◆ **TO BE DONE**: Set the listing down again in full, word for word, with the pictures left out.

◆ **INFORMATION SUPPLIED**:
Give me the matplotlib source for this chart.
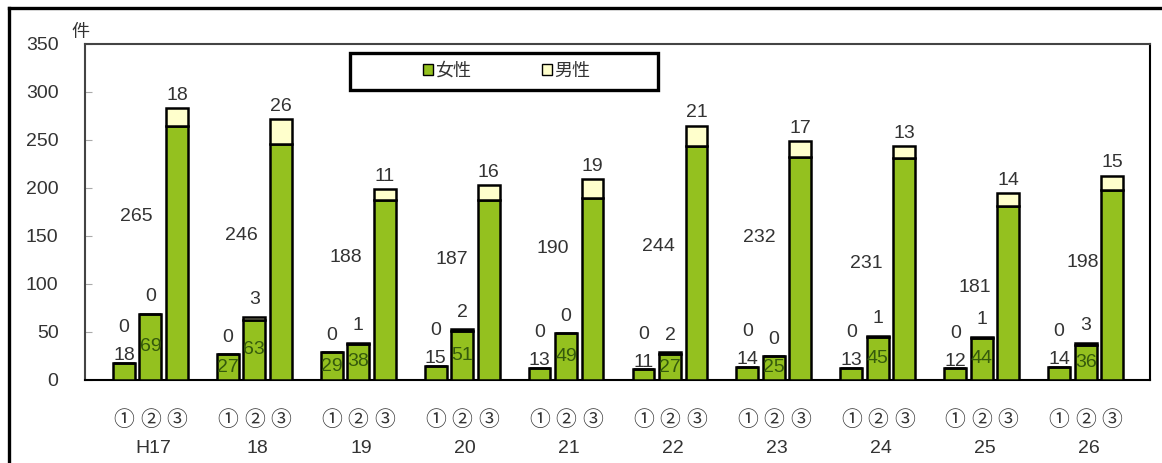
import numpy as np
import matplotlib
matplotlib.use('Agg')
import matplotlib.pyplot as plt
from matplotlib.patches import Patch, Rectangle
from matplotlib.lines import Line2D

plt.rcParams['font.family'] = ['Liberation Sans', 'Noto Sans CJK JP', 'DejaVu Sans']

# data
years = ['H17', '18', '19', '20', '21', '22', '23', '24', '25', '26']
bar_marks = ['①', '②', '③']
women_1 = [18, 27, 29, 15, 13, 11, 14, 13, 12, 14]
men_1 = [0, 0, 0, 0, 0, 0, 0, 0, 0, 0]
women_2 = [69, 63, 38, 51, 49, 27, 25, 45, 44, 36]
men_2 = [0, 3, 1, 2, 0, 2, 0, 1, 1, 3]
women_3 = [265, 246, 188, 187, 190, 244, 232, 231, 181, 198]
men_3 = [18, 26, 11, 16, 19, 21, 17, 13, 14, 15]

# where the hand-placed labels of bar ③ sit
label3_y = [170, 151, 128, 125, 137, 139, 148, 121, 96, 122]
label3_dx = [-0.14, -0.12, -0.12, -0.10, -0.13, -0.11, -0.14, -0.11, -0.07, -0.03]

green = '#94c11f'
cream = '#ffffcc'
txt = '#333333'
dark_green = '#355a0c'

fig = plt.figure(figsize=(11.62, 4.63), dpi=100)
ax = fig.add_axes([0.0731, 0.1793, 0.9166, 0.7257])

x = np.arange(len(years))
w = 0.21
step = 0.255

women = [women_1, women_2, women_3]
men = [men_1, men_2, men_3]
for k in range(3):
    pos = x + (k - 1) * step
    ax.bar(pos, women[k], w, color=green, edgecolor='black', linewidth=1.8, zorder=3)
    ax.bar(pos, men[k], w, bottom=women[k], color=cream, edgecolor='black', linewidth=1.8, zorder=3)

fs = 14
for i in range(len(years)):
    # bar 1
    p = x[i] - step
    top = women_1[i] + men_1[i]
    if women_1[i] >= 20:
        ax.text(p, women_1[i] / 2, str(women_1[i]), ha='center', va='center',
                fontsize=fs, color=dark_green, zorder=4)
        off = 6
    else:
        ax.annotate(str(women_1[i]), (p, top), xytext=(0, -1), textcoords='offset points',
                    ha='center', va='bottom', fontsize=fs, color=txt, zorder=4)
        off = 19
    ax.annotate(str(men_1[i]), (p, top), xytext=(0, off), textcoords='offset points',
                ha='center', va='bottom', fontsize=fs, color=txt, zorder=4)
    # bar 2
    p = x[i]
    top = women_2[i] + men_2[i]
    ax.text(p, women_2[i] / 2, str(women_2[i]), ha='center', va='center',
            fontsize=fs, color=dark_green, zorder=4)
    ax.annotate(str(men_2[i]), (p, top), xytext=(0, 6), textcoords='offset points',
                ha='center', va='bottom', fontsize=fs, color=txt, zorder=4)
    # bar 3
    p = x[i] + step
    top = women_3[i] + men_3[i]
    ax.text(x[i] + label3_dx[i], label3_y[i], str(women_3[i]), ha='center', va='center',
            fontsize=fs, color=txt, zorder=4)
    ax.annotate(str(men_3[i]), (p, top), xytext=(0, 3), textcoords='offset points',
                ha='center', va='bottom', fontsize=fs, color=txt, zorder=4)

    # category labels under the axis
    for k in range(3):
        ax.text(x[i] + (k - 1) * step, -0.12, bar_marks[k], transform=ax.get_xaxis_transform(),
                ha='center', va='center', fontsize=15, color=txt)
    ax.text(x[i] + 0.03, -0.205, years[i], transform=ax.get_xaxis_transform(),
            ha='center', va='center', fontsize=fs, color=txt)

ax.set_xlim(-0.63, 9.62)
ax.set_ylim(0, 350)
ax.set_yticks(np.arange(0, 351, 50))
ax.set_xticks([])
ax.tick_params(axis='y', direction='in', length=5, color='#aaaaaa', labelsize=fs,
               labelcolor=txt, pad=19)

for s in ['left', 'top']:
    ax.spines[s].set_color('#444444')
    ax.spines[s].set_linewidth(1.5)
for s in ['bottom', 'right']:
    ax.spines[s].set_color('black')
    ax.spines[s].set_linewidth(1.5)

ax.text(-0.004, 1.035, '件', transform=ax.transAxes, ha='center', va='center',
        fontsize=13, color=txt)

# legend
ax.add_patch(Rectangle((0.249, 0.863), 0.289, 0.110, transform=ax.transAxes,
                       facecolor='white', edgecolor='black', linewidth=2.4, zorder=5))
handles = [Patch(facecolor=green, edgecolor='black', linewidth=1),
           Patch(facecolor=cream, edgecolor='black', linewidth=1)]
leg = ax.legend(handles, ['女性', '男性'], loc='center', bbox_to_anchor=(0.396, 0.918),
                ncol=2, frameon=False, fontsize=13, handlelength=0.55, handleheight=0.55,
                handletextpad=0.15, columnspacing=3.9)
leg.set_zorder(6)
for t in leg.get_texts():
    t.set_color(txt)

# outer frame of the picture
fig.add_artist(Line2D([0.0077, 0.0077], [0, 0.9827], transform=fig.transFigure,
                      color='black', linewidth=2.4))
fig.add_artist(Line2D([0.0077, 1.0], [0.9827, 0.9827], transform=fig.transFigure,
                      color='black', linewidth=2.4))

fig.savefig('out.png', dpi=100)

◆ **EXERCISE ANSWER**:
Give me the matplotlib source for this chart.
import numpy as np
import matplotlib
matplotlib.use('Agg')
import matplotlib.pyplot as plt
from matplotlib.patches import Patch, Rectangle
from matplotlib.lines import Line2D

plt.rcParams['font.family'] = ['Liberation Sans', 'Noto Sans CJK JP', 'DejaVu Sans']

# data
years = ['H17', '18', '19', '20', '21', '22', '23', '24', '25', '26']
bar_marks = ['①', '②', '③']
women_1 = [18, 27, 29, 15, 13, 11, 14, 13, 12, 14]
men_1 = [0, 0, 0, 0, 0, 0, 0, 0, 0, 0]
women_2 = [69, 63, 38, 51, 49, 27, 25, 45, 44, 36]
men_2 = [0, 3, 1, 2, 0, 2, 0, 1, 1, 3]
women_3 = [265, 246, 188, 187, 190, 244, 232, 231, 181, 198]
men_3 = [18, 26, 11, 16, 19, 21, 17, 13, 14, 15]

# where the hand-placed labels of bar ③ sit
label3_y = [170, 151, 128, 125, 137, 139, 148, 121, 96, 122]
label3_dx = [-0.14, -0.12, -0.12, -0.10, -0.13, -0.11, -0.14, -0.11, -0.07, -0.03]

green = '#94c11f'
cream = '#ffffcc'
txt = '#333333'
dark_green = '#355a0c'

fig = plt.figure(figsize=(11.62, 4.63), dpi=100)
ax = fig.add_axes([0.0731, 0.1793, 0.9166, 0.7257])

x = np.arange(len(years))
w = 0.21
step = 0.255

women = [women_1, women_2, women_3]
men = [men_1, men_2, men_3]
for k in range(3):
    pos = x + (k - 1) * step
    ax.bar(pos, women[k], w, color=green, edgecolor='black', linewidth=1.8, zorder=3)
    ax.bar(pos, men[k], w, bottom=women[k], color=cream, edgecolor='black', linewidth=1.8, zorder=3)

fs = 14
for i in range(len(years)):
    # bar 1
    p = x[i] - step
    top = women_1[i] + men_1[i]
    if women_1[i] >= 20:
        ax.text(p, women_1[i] / 2, str(women_1[i]), ha='center', va='center',
                fontsize=fs, color=dark_green, zorder=4)
        off = 6
    else:
        ax.annotate(str(women_1[i]), (p, top), xytext=(0, -1), textcoords='offset points',
                    ha='center', va='bottom', fontsize=fs, color=txt, zorder=4)
        off = 19
    ax.annotate(str(men_1[i]), (p, top), xytext=(0, off), textcoords='offset points',
                ha='center', va='bottom', fontsize=fs, color=txt, zorder=4)
    # bar 2
    p = x[i]
    top = women_2[i] + men_2[i]
    ax.text(p, women_2[i] / 2, str(women_2[i]), ha='center', va='center',
            fontsize=fs, color=dark_green, zorder=4)
    ax.annotate(str(men_2[i]), (p, top), xytext=(0, 6), textcoords='offset points',
                ha='center', va='bottom', fontsize=fs, color=txt, zorder=4)
    # bar 3
    p = x[i] + step
    top = women_3[i] + men_3[i]
    ax.text(x[i] + label3_dx[i], label3_y[i], str(women_3[i]), ha='center', va='center',
            fontsize=fs, color=txt, zorder=4)
    ax.annotate(str(men_3[i]), (p, top), xytext=(0, 3), textcoords='offset points',
                ha='center', va='bottom', fontsize=fs, color=txt, zorder=4)

    # category labels under the axis
    for k in range(3):
        ax.text(x[i] + (k - 1) * step, -0.12, bar_marks[k], transform=ax.get_xaxis_transform(),
                ha='center', va='center', fontsize=15, color=txt)
    ax.text(x[i] + 0.03, -0.205, years[i], transform=ax.get_xaxis_transform(),
            ha='center', va='center', fontsize=fs, color=txt)

ax.set_xlim(-0.63, 9.62)
ax.set_ylim(0, 350)
ax.set_yticks(np.arange(0, 351, 50))
ax.set_xticks([])
ax.tick_params(axis='y', direction='in', length=5, color='#aaaaaa', labelsize=fs,
               labelcolor=txt, pad=19)

for s in ['left', 'top']:
    ax.spines[s].set_color('#444444')
    ax.spines[s].set_linewidth(1.5)
for s in ['bottom', 'right']:
    ax.spines[s].set_color('black')
    ax.spines[s].set_linewidth(1.5)

ax.text(-0.004, 1.035, '件', transform=ax.transAxes, ha='center', va='center',
        fontsize=13, color=txt)

# legend
ax.add_patch(Rectangle((0.249, 0.863), 0.289, 0.110, transform=ax.transAxes,
                       facecolor='white', edgecolor='black', linewidth=2.4, zorder=5))
handles = [Patch(facecolor=green, edgecolor='black', linewidth=1),
           Patch(facecolor=cream, edgecolor='black', linewidth=1)]
leg = ax.legend(handles, ['女性', '男性'], loc='center', bbox_to_anchor=(0.396, 0.918),
                ncol=2, frameon=False, fontsize=13, handlelength=0.55, handleheight=0.55,
                handletextpad=0.15, columnspacing=3.9)
leg.set_zorder(6)
for t in leg.get_texts():
    t.set_color(txt)

# outer frame of the picture
fig.add_artist(Line2D([0.0077, 0.0077], [0, 0.9827], transform=fig.transFigure,
                      color='black', linewidth=2.4))
fig.add_artist(Line2D([0.0077, 1.0], [0.9827, 0.9827], transform=fig.transFigure,
                      color='black', linewidth=2.4))

fig.savefig('out.png', dpi=100)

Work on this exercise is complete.